---------- COLLECTED DATA

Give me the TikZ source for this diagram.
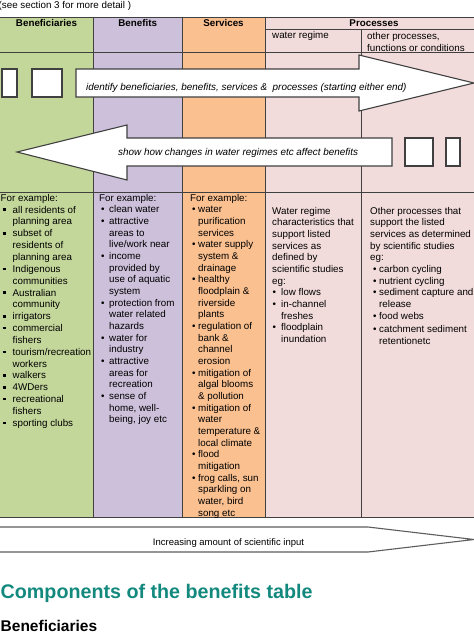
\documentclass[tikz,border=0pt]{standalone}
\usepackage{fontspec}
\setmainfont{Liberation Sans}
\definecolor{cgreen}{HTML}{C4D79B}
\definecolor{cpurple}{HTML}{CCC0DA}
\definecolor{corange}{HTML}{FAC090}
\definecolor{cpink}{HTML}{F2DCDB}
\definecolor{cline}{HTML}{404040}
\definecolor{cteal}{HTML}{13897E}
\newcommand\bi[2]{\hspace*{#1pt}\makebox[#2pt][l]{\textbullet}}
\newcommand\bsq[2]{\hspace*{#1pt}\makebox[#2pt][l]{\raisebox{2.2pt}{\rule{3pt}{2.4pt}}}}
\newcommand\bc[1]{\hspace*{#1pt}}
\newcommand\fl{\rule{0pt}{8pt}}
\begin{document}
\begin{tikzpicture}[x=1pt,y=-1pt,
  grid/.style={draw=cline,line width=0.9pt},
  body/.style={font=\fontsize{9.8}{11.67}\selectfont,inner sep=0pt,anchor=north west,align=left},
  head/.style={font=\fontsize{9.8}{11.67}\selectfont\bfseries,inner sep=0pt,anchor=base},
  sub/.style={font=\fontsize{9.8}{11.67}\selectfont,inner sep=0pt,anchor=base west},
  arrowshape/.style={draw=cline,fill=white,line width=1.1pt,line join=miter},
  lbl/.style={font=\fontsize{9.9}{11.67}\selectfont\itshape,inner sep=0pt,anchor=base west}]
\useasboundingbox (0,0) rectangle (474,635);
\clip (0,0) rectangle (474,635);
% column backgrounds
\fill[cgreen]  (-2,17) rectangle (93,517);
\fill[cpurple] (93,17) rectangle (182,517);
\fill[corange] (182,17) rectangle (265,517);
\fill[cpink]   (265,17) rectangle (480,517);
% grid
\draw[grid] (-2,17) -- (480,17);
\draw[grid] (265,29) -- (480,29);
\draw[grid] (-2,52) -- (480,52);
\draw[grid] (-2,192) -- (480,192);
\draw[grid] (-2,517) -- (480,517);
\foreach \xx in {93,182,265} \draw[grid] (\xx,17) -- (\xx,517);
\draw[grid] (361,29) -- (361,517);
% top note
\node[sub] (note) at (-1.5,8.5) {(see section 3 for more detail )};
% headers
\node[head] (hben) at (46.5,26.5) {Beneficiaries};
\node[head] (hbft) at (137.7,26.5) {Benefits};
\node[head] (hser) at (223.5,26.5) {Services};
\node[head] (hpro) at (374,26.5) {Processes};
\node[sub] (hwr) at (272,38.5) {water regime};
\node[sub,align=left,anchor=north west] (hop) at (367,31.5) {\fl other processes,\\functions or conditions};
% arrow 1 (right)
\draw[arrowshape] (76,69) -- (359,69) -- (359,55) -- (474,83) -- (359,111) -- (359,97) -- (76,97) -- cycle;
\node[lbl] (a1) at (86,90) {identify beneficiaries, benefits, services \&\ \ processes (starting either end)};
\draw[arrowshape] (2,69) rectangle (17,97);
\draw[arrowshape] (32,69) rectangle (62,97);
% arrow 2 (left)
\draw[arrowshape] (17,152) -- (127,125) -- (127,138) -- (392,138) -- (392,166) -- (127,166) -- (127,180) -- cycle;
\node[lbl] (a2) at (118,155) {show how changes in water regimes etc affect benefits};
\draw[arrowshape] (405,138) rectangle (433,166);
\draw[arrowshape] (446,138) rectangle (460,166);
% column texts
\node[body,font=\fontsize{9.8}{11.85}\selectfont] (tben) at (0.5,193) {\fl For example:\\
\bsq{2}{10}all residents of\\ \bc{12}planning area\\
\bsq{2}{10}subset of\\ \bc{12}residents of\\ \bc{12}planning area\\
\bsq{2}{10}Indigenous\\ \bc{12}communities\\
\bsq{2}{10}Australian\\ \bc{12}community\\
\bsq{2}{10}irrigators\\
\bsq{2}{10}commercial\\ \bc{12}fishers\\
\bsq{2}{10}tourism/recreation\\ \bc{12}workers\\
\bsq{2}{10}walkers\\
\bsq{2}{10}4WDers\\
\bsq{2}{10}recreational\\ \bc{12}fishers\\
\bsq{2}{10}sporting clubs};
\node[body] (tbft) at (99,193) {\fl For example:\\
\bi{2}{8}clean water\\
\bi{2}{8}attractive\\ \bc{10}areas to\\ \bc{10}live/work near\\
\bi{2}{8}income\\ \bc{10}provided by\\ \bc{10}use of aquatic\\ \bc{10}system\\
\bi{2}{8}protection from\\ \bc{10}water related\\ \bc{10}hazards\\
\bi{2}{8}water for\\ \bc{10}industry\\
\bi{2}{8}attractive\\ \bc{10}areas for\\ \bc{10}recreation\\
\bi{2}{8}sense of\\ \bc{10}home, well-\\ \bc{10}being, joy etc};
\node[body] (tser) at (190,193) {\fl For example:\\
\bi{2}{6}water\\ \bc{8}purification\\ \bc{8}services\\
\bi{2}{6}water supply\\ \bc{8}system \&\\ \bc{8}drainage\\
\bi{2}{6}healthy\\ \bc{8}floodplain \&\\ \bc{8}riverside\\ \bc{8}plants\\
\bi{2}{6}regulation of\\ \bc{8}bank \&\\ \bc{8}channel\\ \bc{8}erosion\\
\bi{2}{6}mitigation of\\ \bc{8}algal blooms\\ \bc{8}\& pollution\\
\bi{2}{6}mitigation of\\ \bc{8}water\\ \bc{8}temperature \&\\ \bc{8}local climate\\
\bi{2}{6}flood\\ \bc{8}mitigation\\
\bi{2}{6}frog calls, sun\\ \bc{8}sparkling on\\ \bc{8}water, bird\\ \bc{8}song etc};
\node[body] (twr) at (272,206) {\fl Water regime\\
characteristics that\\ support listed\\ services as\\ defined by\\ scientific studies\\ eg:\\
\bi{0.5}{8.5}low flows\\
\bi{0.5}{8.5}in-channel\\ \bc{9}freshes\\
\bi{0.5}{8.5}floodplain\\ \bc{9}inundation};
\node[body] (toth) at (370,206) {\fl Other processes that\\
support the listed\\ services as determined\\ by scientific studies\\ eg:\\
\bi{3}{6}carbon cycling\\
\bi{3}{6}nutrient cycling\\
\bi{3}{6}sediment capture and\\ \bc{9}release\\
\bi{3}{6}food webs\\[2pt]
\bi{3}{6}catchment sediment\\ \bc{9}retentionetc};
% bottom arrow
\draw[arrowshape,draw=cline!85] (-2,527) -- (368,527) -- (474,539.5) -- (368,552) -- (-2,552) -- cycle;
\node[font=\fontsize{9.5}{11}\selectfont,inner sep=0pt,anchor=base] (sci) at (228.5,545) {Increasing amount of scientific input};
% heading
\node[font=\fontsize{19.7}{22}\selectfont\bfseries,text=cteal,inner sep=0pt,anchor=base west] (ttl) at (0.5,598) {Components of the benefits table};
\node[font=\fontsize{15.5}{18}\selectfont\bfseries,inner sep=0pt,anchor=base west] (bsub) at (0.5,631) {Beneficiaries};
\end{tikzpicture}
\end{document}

--------------------

EXERCISE GOAL:
Without the pictures, transcribe the listing above exactly.

WRITTEN ANSWER:
Give me the TikZ source for this diagram.
\documentclass[tikz,border=0pt]{standalone}
\usepackage{fontspec}
\setmainfont{Liberation Sans}
\definecolor{cgreen}{HTML}{C4D79B}
\definecolor{cpurple}{HTML}{CCC0DA}
\definecolor{corange}{HTML}{FAC090}
\definecolor{cpink}{HTML}{F2DCDB}
\definecolor{cline}{HTML}{404040}
\definecolor{cteal}{HTML}{13897E}
\newcommand\bi[2]{\hspace*{#1pt}\makebox[#2pt][l]{\textbullet}}
\newcommand\bsq[2]{\hspace*{#1pt}\makebox[#2pt][l]{\raisebox{2.2pt}{\rule{3pt}{2.4pt}}}}
\newcommand\bc[1]{\hspace*{#1pt}}
\newcommand\fl{\rule{0pt}{8pt}}
\begin{document}
\begin{tikzpicture}[x=1pt,y=-1pt,
  grid/.style={draw=cline,line width=0.9pt},
  body/.style={font=\fontsize{9.8}{11.67}\selectfont,inner sep=0pt,anchor=north west,align=left},
  head/.style={font=\fontsize{9.8}{11.67}\selectfont\bfseries,inner sep=0pt,anchor=base},
  sub/.style={font=\fontsize{9.8}{11.67}\selectfont,inner sep=0pt,anchor=base west},
  arrowshape/.style={draw=cline,fill=white,line width=1.1pt,line join=miter},
  lbl/.style={font=\fontsize{9.9}{11.67}\selectfont\itshape,inner sep=0pt,anchor=base west}]
\useasboundingbox (0,0) rectangle (474,635);
\clip (0,0) rectangle (474,635);
% column backgrounds
\fill[cgreen]  (-2,17) rectangle (93,517);
\fill[cpurple] (93,17) rectangle (182,517);
\fill[corange] (182,17) rectangle (265,517);
\fill[cpink]   (265,17) rectangle (480,517);
% grid
\draw[grid] (-2,17) -- (480,17);
\draw[grid] (265,29) -- (480,29);
\draw[grid] (-2,52) -- (480,52);
\draw[grid] (-2,192) -- (480,192);
\draw[grid] (-2,517) -- (480,517);
\foreach \xx in {93,182,265} \draw[grid] (\xx,17) -- (\xx,517);
\draw[grid] (361,29) -- (361,517);
% top note
\node[sub] (note) at (-1.5,8.5) {(see section 3 for more detail )};
% headers
\node[head] (hben) at (46.5,26.5) {Beneficiaries};
\node[head] (hbft) at (137.7,26.5) {Benefits};
\node[head] (hser) at (223.5,26.5) {Services};
\node[head] (hpro) at (374,26.5) {Processes};
\node[sub] (hwr) at (272,38.5) {water regime};
\node[sub,align=left,anchor=north west] (hop) at (367,31.5) {\fl other processes,\\functions or conditions};
% arrow 1 (right)
\draw[arrowshape] (76,69) -- (359,69) -- (359,55) -- (474,83) -- (359,111) -- (359,97) -- (76,97) -- cycle;
\node[lbl] (a1) at (86,90) {identify beneficiaries, benefits, services \&\ \ processes (starting either end)};
\draw[arrowshape] (2,69) rectangle (17,97);
\draw[arrowshape] (32,69) rectangle (62,97);
% arrow 2 (left)
\draw[arrowshape] (17,152) -- (127,125) -- (127,138) -- (392,138) -- (392,166) -- (127,166) -- (127,180) -- cycle;
\node[lbl] (a2) at (118,155) {show how changes in water regimes etc affect benefits};
\draw[arrowshape] (405,138) rectangle (433,166);
\draw[arrowshape] (446,138) rectangle (460,166);
% column texts
\node[body,font=\fontsize{9.8}{11.85}\selectfont] (tben) at (0.5,193) {\fl For example:\\
\bsq{2}{10}all residents of\\ \bc{12}planning area\\
\bsq{2}{10}subset of\\ \bc{12}residents of\\ \bc{12}planning area\\
\bsq{2}{10}Indigenous\\ \bc{12}communities\\
\bsq{2}{10}Australian\\ \bc{12}community\\
\bsq{2}{10}irrigators\\
\bsq{2}{10}commercial\\ \bc{12}fishers\\
\bsq{2}{10}tourism/recreation\\ \bc{12}workers\\
\bsq{2}{10}walkers\\
\bsq{2}{10}4WDers\\
\bsq{2}{10}recreational\\ \bc{12}fishers\\
\bsq{2}{10}sporting clubs};
\node[body] (tbft) at (99,193) {\fl For example:\\
\bi{2}{8}clean water\\
\bi{2}{8}attractive\\ \bc{10}areas to\\ \bc{10}live/work near\\
\bi{2}{8}income\\ \bc{10}provided by\\ \bc{10}use of aquatic\\ \bc{10}system\\
\bi{2}{8}protection from\\ \bc{10}water related\\ \bc{10}hazards\\
\bi{2}{8}water for\\ \bc{10}industry\\
\bi{2}{8}attractive\\ \bc{10}areas for\\ \bc{10}recreation\\
\bi{2}{8}sense of\\ \bc{10}home, well-\\ \bc{10}being, joy etc};
\node[body] (tser) at (190,193) {\fl For example:\\
\bi{2}{6}water\\ \bc{8}purification\\ \bc{8}services\\
\bi{2}{6}water supply\\ \bc{8}system \&\\ \bc{8}drainage\\
\bi{2}{6}healthy\\ \bc{8}floodplain \&\\ \bc{8}riverside\\ \bc{8}plants\\
\bi{2}{6}regulation of\\ \bc{8}bank \&\\ \bc{8}channel\\ \bc{8}erosion\\
\bi{2}{6}mitigation of\\ \bc{8}algal blooms\\ \bc{8}\& pollution\\
\bi{2}{6}mitigation of\\ \bc{8}water\\ \bc{8}temperature \&\\ \bc{8}local climate\\
\bi{2}{6}flood\\ \bc{8}mitigation\\
\bi{2}{6}frog calls, sun\\ \bc{8}sparkling on\\ \bc{8}water, bird\\ \bc{8}song etc};
\node[body] (twr) at (272,206) {\fl Water regime\\
characteristics that\\ support listed\\ services as\\ defined by\\ scientific studies\\ eg:\\
\bi{0.5}{8.5}low flows\\
\bi{0.5}{8.5}in-channel\\ \bc{9}freshes\\
\bi{0.5}{8.5}floodplain\\ \bc{9}inundation};
\node[body] (toth) at (370,206) {\fl Other processes that\\
support the listed\\ services as determined\\ by scientific studies\\ eg:\\
\bi{3}{6}carbon cycling\\
\bi{3}{6}nutrient cycling\\
\bi{3}{6}sediment capture and\\ \bc{9}release\\
\bi{3}{6}food webs\\[2pt]
\bi{3}{6}catchment sediment\\ \bc{9}retentionetc};
% bottom arrow
\draw[arrowshape,draw=cline!85] (-2,527) -- (368,527) -- (474,539.5) -- (368,552) -- (-2,552) -- cycle;
\node[font=\fontsize{9.5}{11}\selectfont,inner sep=0pt,anchor=base] (sci) at (228.5,545) {Increasing amount of scientific input};
% heading
\node[font=\fontsize{19.7}{22}\selectfont\bfseries,text=cteal,inner sep=0pt,anchor=base west] (ttl) at (0.5,598) {Components of the benefits table};
\node[font=\fontsize{15.5}{18}\selectfont\bfseries,inner sep=0pt,anchor=base west] (bsub) at (0.5,631) {Beneficiaries};
\end{tikzpicture}
\end{document}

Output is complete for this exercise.